Tokushima Indigo Socks
- First baseman
- Born: 23 May 2000 (age 25) Newcastle, New South Wales, Australia
- Bats: LeftThrows: Right
- Stats at Baseball Reference

= Rixon Wingrove =

Australian baseball player (born 2000)

Rixon James Taylor-Wingrove (born 23 May 2000) is an Australian professional baseball first baseman for the Tokushima Indigo Socks of the Shikoku Island League Plus. He was named to the Australian national baseball team for the 2023 and 2026 World Baseball Classic.

==Career==
===Philadelphia Phillies===
Wingrove signed with the Philadelphia Phillies as an international free agent on 20 April 2018. He made his professional debut with the rookie–level Gulf Coast League Phillies. He spent the 2019 campaign back with the GCL Phillies, playing in 48 games and hitting .298/.374/.500 with 5 home runs and 37 RBI. He did not play in a game in 2020 due to the cancellation of the minor league season because of the COVID-19 pandemic.
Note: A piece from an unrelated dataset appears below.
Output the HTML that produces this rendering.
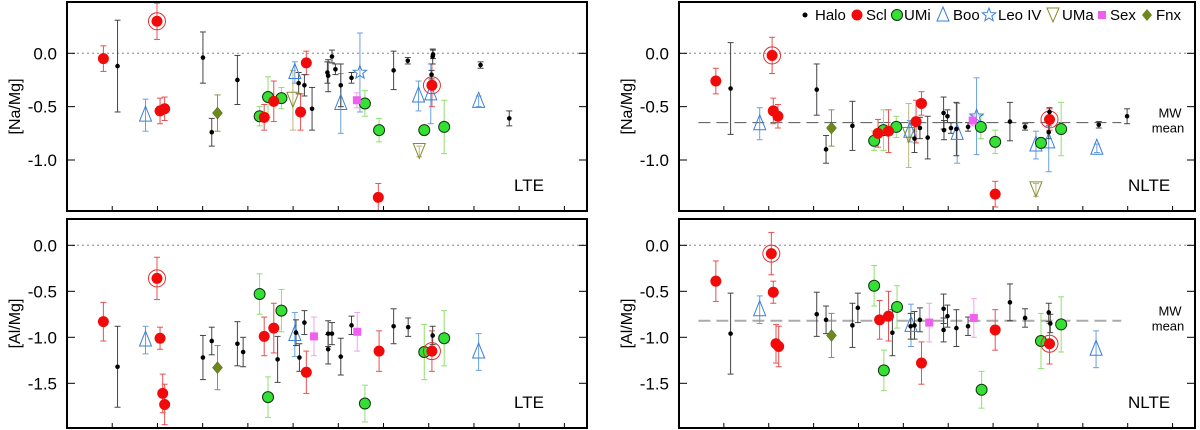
<!DOCTYPE html>
<html><head><meta charset="utf-8"><style>
html,body{margin:0;padding:0;background:#fff;}
svg{display:block;font-family:"Liberation Sans",sans-serif;}
</style></head><body>
<svg id="chart" width="1200" height="430" viewBox="0 0 1200 430"></svg>
<script>
// Data: [x-order, value, error]
const tlHalo=[[307,-0.12,0.43],[530,-0.04,0.24],[553,-0.74,0.13],[620,-0.25,0.23],[780,-0.28,0.1],[795,-0.30,0.1],[815,-0.52,0.2],[855,-0.18,0.1],[857,-0.21,0.15],[867,-0.03,0.06],[876,-0.15,0.05],[890,-0.30,0.2],[918,-0.23,0.05],[1028,-0.16,0.18],[1065,-0.07,0.03],[1127,-0.20,0.04],[1130,-0.03,0.07],[1131,-0.01,0.04],[1255,-0.11,0.03],[1330,-0.61,0.07]];
const tlScl=[[270,-0.05,0.12],[410,0.30,0.17],[418,-0.54,0.12],[430,-0.52,0.11],[690,-0.60,0.12],[715,-0.45,0.19],[785,-0.55,0.17],[800,-0.09,0.11],[988,-1.35,0.13],[1128,-0.30,0.2]];
const tlSclRing=[[410,0.30],[1128,-0.30]];
const tlUMi=[[678,-0.59,0.09],[700,-0.41,0.19],[735,-0.42,0.1],[953,-0.47,0.12],[990,-0.72,0.11],[1108,-0.72,0.02],[1160,-0.69,0.25]];
const tlBoo=[[380,-0.58,0.15],[770,-0.18,0.1],[890,-0.47,0.28],[1093,-0.40,0.14],[1125,-0.38,0.28],[1250,-0.45,0.05]];
const tlLeo=[[940,-0.18,0.37]];
const tlUMa=[[765,-0.44,0.28],[1095,-0.92,0.05]];
const tlSex=[[932,-0.44,0.07]];
const tlFnx=[[568,-0.56,0.17]];

const trHalo=[[338,-0.33,0.43],[560,-0.34,0.24],[584,-0.90,0.13],[652,-0.68,0.23],[812,-0.80,0.13],[826,-0.70,0.1],[846,-0.79,0.2],[887,-0.56,0.15],[888,-0.72,0.09],[897,-0.59,0.06],[906,-0.70,0.05],[920,-0.71,0.25],[950,-0.69,0.04],[1058,-0.64,0.18],[1097,-0.69,0.03],[1160,-0.55,0.04],[1158,-0.74,0.06],[1287,-0.67,0.03],[1360,-0.59,0.07]];
const trScl=[[300,-0.26,0.12],[445,-0.02,0.17],[448,-0.54,0.12],[460,-0.59,0.11],[718,-0.75,0.13],[745,-0.73,0.2],[816,-0.64,0.2],[830,-0.47,0.11],[1020,-1.32,0.12],[1160,-0.62,0.1]];
const trSclRing=[[445,-0.02],[1160,-0.62]];
const trUMi=[[708,-0.82,0.09],[732,-0.72,0.19],[765,-0.69,0.1],[983,-0.69,0.11],[1020,-0.83,0.11],[1138,-0.84,0.05],[1190,-0.71,0.25]];
const trBoo=[[413,-0.66,0.15],[800,-0.73,0.1],[922,-0.75,0.28],[1125,-0.86,0.13],[1158,-0.83,0.28],[1282,-0.89,0.04]];
const trLeo=[[972,-0.59,0.36]];
const trUMa=[[797,-0.77,0.3],[1125,-1.28,0.06]];
const trSex=[[962,-0.63,0.05]];
const trFnx=[[598,-0.70,0.17]];
const trMean=[-0.65];

const blHalo=[[307,-1.32,0.44],[530,-1.22,0.24],[553,-1.04,0.15],[620,-1.07,0.24],[635,-1.16,0.16],[725,-1.24,0.25],[773,-0.95,0.14],[782,-1.22,0.15],[795,-0.84,0.13],[857,-0.96,0.14],[857,-1.13,0.16],[867,-0.96,0.12],[890,-1.21,0.2],[918,-0.87,0.1],[1028,-0.88,0.19],[1066,-0.89,0.1],[1130,-0.98,0.1]];
const blScl=[[270,-0.83,0.21],[410,-0.36,0.23],[418,-1.01,0.12],[425,-1.61,0.21],[430,-1.73,0.22],[690,-0.99,0.21],[715,-0.90,0.27],[800,-1.38,0.23],[990,-1.15,0.22],[1128,-1.15,0.22]];
const blSclRing=[[410,-0.36],[1128,-1.15]];
const blUMi=[[678,-0.53,0.22],[700,-1.65,0.22],[735,-0.71,0.23],[953,-1.72,0.2],[1108,-1.16,0.3],[1160,-1.01,0.3]];
const blBoo=[[380,-1.03,0.15],[770,-0.97,0.24],[1250,-1.16,0.2]];
const blSex=[[820,-0.99,0.21],[933,-0.94,0.21]];
const blFnx=[[568,-1.33,0.24]];

const brHalo=[[338,-0.96,0.44],[560,-0.75,0.24],[584,-0.81,0.15],[652,-0.87,0.24],[666,-0.68,0.16],[755,-0.95,0.25],[802,-0.88,0.14],[812,-0.87,0.15],[826,-0.81,0.13],[887,-0.69,0.16],[887,-0.92,0.13],[897,-0.77,0.12],[920,-0.90,0.2],[950,-0.88,0.1],[1058,-0.62,0.2],[1097,-0.79,0.1],[1158,-0.73,0.1],[1162,-0.85,0.1]];
const brScl=[[300,-0.39,0.22],[443,-0.09,0.23],[448,-0.51,0.12],[455,-1.07,0.21],[462,-1.10,0.22],[722,-0.81,0.21],[745,-0.77,0.27],[830,-1.28,0.23],[1020,-0.92,0.22],[1160,-1.07,0.22]];
const brSclRing=[[443,-0.09],[1160,-1.07]];
const brUMi=[[708,-0.44,0.22],[733,-1.36,0.22],[767,-0.67,0.23],[985,-1.57,0.2],[1138,-1.04,0.3],[1190,-0.86,0.3]];
const brBoo=[[413,-0.70,0.15],[803,-0.87,0.23],[1280,-1.13,0.2]];
const brSex=[[850,-0.84,0.21],[965,-0.79,0.21]];
const brFnx=[[598,-0.98,0.24]];
const brMean=[-0.82];

const topTicks=[0.0,-0.5,-1.0];
const topTickLabels=["0.0","-0.5","-1.0"];
const botTicks=[0.0,-0.5,-1.0,-1.5];
const botTickLabels=["0.0","-0.5","-1.0","-1.5"];

const NS="http://www.w3.org/2000/svg";
const svg=document.getElementById('chart');
function mk(tag,attrs,parent){const e=document.createElementNS(NS,tag);for(const k in attrs)e.setAttribute(k,attrs[k]);(parent||svg).appendChild(e);return e;}

function panel(cfg){
  const g=mk('g',{});
  
  
  const xs=v=>cfg.x0+(v-cfg.d0)/(cfg.d1-cfg.d0)*(cfg.x1-cfg.x0);
  const ys=v=>cfg.yZero-v*cfg.ppu;
  const zl=mk('line',{x1:cfg.x0,x2:cfg.x1,y1:ys(0),y2:ys(0),stroke:'#888','stroke-width':1,'stroke-dasharray':'2,3'},g);
  
  
  if(cfg.mean){
    const ml=mk('line',{x1:xs(cfg.meanFrom),x2:xs(cfg.meanTo),y1:ys(cfg.mean[0]),y2:ys(cfg.mean[0]),stroke:cfg.meanColor,'stroke-width':cfg.meanW,'stroke-dasharray':'12,6'},g);
    
    
    const t1=mk('text',{x:cfg.x1-25,y:ys(cfg.mean[0])-5,'font-size':13,'text-anchor':'middle'},g);t1.textContent='MW';
    
    
    const t2=mk('text',{x:cfg.x1-27,y:ys(cfg.mean[0])+10,'font-size':13,'text-anchor':'middle'},g);t2.textContent='mean';
    
    
  }
  cfg.ticks.forEach((t,i)=>{
    const y=ys(t);
    mk('line',{x1:cfg.x0,x2:cfg.x0+8,y1:y,y2:y,stroke:'#000','stroke-width':1},g);
    mk('line',{x1:cfg.x1-8,x2:cfg.x1,y1:y,y2:y,stroke:'#000','stroke-width':1},g);
    const tl=mk('text',{x:cfg.x0-10,y:y+6,'font-size':17,'text-anchor':'end'},g);
    tl.textContent=cfg.tickLabels[i];
    
    
  });
  for(let k=1;k<12;k++){
    const x=cfg.x0+k*(cfg.x1-cfg.x0)/11.5;
    mk('line',{x1:x,x2:x,y1:cfg.yb-5,y2:cfg.yb,stroke:'#000','stroke-width':1},g);
  }
  function eb(d,col){d.forEach(p=>{const x=xs(p[0]);const e=mk('g',{},g);
    
    
    mk('line',{x1:x,x2:x,y1:ys(p[1]+p[2]),y2:ys(p[1]-p[2]),stroke:col,'stroke-width':1},e);
    mk('line',{x1:x-3,x2:x+3,y1:ys(p[1]+p[2]),y2:ys(p[1]+p[2]),stroke:col,'stroke-width':1},e);
    mk('line',{x1:x-3,x2:x+3,y1:ys(p[1]-p[2]),y2:ys(p[1]-p[2]),stroke:col,'stroke-width':1},e);});}
  const S=cfg.s;
  if(S.uma){eb(S.uma,'#b8b880');}
  if(S.boo){eb(S.boo,'#6aa0e0');}
  if(S.leo){eb(S.leo,'#6aa0e0');}
  if(S.umi){eb(S.umi,'#90e070');}
  if(S.scl){eb(S.scl,'#e85050');}
  if(S.sex){eb(S.sex,'#f0a0f0');}
  if(S.fnx){eb(S.fnx,'#889050');}
  eb(S.halo,'#444');
  if(S.uma)S.uma.forEach(p=>{const x=xs(p[0]),y=ys(p[1]);const m=mk('polygon',{points:`${x-6},${y-8} ${x+6},${y-8} ${x},${y+7}`,fill:'none',stroke:'#8a8a30','stroke-width':1},g);
    
    });
  if(S.boo)S.boo.forEach(p=>{const x=xs(p[0]),y=ys(p[1]);const m=mk('polygon',{points:`${x},${y-9} ${x+6},${y+6} ${x-6},${y+6}`,fill:'none',stroke:'#3a80d8','stroke-width':1},g);
    
    });
  if(S.leo)S.leo.forEach(p=>{const x=xs(p[0]),y=ys(p[1]);let pts='';for(let k=0;k<10;k++){const r=k%2?3:7,a=-Math.PI/2+k*Math.PI/5;pts+=`${x+r*Math.cos(a)},${y+r*Math.sin(a)} `;}
    const m=mk('polygon',{points:pts,fill:'none',stroke:'#3a80d8','stroke-width':1},g);
    
    });
  if(S.umi)S.umi.forEach(p=>{const m=mk('circle',{cx:xs(p[0]),cy:ys(p[1]),r:5.5,fill:'#33e033',stroke:'#113311','stroke-width':1},g);
    
    });
  S.scl.forEach(p=>{const m=mk('circle',{cx:xs(p[0]),cy:ys(p[1]),r:5.5,fill:'#f00a0a'},g);
    
    });
  S.ring.forEach(p=>{const m=mk('circle',{cx:xs(p[0]),cy:ys(p[1]),r:8.5,fill:'none',stroke:'#e03030','stroke-width':1},g);
    
    });
  if(S.sex)S.sex.forEach(p=>{const x=xs(p[0]),y=ys(p[1]);const m=mk('rect',{x:x-4,y:y-4,width:8,height:8,fill:'#f060f0'},g);
    
    });
  if(S.fnx)S.fnx.forEach(p=>{const x=xs(p[0]),y=ys(p[1]);const m=mk('polygon',{points:`${x},${y-6} ${x+5},${y} ${x},${y+6} ${x-5},${y}`,fill:'#6b8a1a',stroke:'#445511','stroke-width':0.5},g);
    
    });
  S.halo.forEach(p=>{const m=mk('circle',{cx:xs(p[0]),cy:ys(p[1]),r:2.3,fill:'#000'},g);
    
    });
  const fr=mk('rect',{x:cfg.x0,y:cfg.yt,width:cfg.x1-cfg.x0,height:cfg.yb-cfg.yt,fill:'none',stroke:'#000','stroke-width':2},g);
  
  
  const lab=mk('text',{x:cfg.labX,y:cfg.yb-20,'font-size':17},g);lab.textContent=cfg.lab;
  
  
  const yc=(cfg.yt+cfg.yb)/2;
  const yt=mk('text',{x:0,y:0,'font-size':16,'text-anchor':'middle',transform:`translate(${cfg.x0-47},${yc}) rotate(-90)`},g);
  yt.textContent=cfg.ytitle;
  
  
}

panel({name:'top-left-na-lte',x0:67,x1:587,d0:175,d1:1533,yt:2,yb:211,yZero:53.3,ppu:106.7,ticks:topTicks,tickLabels:topTickLabels,lab:'LTE',labX:514,ytitle:'[Na/Mg]',
  s:{halo:tlHalo,scl:tlScl,ring:tlSclRing,umi:tlUMi,boo:tlBoo,leo:tlLeo,uma:tlUMa,sex:tlSex,fnx:tlFnx}});
panel({name:'top-right-na-nlte',x0:679,x1:1195,d0:205,d1:1535,yt:2,yb:211,yZero:53.3,ppu:106.7,ticks:topTicks,tickLabels:topTickLabels,lab:'NLTE',labX:1128,ytitle:'[Na/Mg]',
  mean:trMean,meanFrom:255,meanTo:1345,meanColor:'#555',meanW:1,
  s:{halo:trHalo,scl:trScl,ring:trSclRing,umi:trUMi,boo:trBoo,leo:trLeo,uma:trUMa,sex:trSex,fnx:trFnx}});
panel({name:'bottom-left-al-lte',x0:67,x1:587,d0:175,d1:1533,yt:219,yb:428,yZero:245.3,ppu:92,ticks:botTicks,tickLabels:botTickLabels,lab:'LTE',labX:514,ytitle:'[Al/Mg]',
  s:{halo:blHalo,scl:blScl,ring:blSclRing,umi:blUMi,boo:blBoo,sex:blSex,fnx:blFnx}});
panel({name:'bottom-right-al-nlte',x0:679,x1:1195,d0:205,d1:1535,yt:219,yb:428,yZero:245.3,ppu:92,ticks:botTicks,tickLabels:botTickLabels,lab:'NLTE',labX:1128,ytitle:'[Al/Mg]',
  mean:brMean,meanFrom:255,meanTo:1345,meanColor:'#aaa',meanW:2,
  s:{halo:brHalo,scl:brScl,ring:brSclRing,umi:brUMi,boo:brBoo,sex:brSex,fnx:brFnx}});

const lg=mk('g',{});


const legNames=['Halo','Scl','UMi','Boo','Leo IV','UMa','Sex','Fnx'];
const legX=[805,857,897,943,989,1053,1102,1147];
legNames.forEach((n,i)=>{
  const x=legX[i],y=15;
  const e=mk('g',{},lg);
  
  
  if(i==0)mk('circle',{cx:x,cy:y,r:2.5,fill:'#000'},e);
  if(i==1)mk('circle',{cx:x,cy:y,r:5.5,fill:'#f00a0a'},e);
  if(i==2)mk('circle',{cx:x,cy:y,r:5.5,fill:'#33e033',stroke:'#113311'},e);
  if(i==3)mk('polygon',{points:`${x},${y-8} ${x+6},${y+6} ${x-6},${y+6}`,fill:'none',stroke:'#3a80d8'},e);
  if(i==4){let pts='';for(let k=0;k<10;k++){const r=k%2?3:7,a=-Math.PI/2+k*Math.PI/5;pts+=`${x+r*Math.cos(a)},${y+r*Math.sin(a)} `;}mk('polygon',{points:pts,fill:'none',stroke:'#3a80d8'},e);}
  if(i==5)mk('polygon',{points:`${x-6},${y-7} ${x+6},${y-7} ${x},${y+7}`,fill:'none',stroke:'#8a8a30'},e);
  if(i==6)mk('rect',{x:x-4,y:y-4,width:8,height:8,fill:'#f060f0'},e);
  if(i==7)mk('polygon',{points:`${x},${y-6} ${x+5},${y} ${x},${y+6} ${x-5},${y}`,fill:'#6b8a1a'},e);
  const txtX=[815,866,904,953,998,1062,1110,1156];
  const t=mk('text',{x:txtX[i],y:y+5,'font-size':15},e);t.textContent=n;
});
</script>
</body></html>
In 2021, Wingrove played for the Single–A Clearwater Threshers and rookie–level FCL Phillies, for whom he batted a combined .203/.289/.360 with 11 home runs and 39 RBI. In 2022, Wingrove played primarily for the High–A Jersey Shore Blue Claws, hitting .251/.349/.466 with 12 home runs and 43 RBI. Wingrove also played for the Adelaide Giants of the Australian Baseball League. He split the 2023 season between Jersey Shore and the Double–A Reading Fightin Phils, accumulating a .232/.324/.407 batting line with 16 home runs and 66 RBI across 116 games. He was released by the Phillies organization on 23 March 2024.

===Long Island Ducks===
On 9 April 2024, Wingrove signed with the Long Island Ducks of the Atlantic League of Professional Baseball. In 18 games for the Ducks, Wingrove batted .305/.406/.525 with three home runs and nine RBI.

===Minnesota Twins===
On 24 May 2024, Wingrove's contract was purchased by the Minnesota Twins organization. In 66 games split between the Single-A Fort Myers Mighty Mussels and High-A Cedar Rapids Kernels, he batted .251/.347/.481 with 13 home runs and 45 RBI. Wingrove elected free agency following the season on 4 November.

===Kansas City Monarchs===
On 9 January 2025, Wingrove signed with the Kansas City Monarchs of the American Association of Professional Baseball.

===Tokushima Indigo Socks===
On 14 May 2026, Wingrove signed with the Tokushima Indigo Socks of the Shikoku Island League Plus.

==International career==
Wingrove played for the Australian national baseball team in the 2023 and 2026 World Baseball Classics. He had four runs batted in in Australia's win over China. He also played for the national team during the 2024 WBSC Premier12.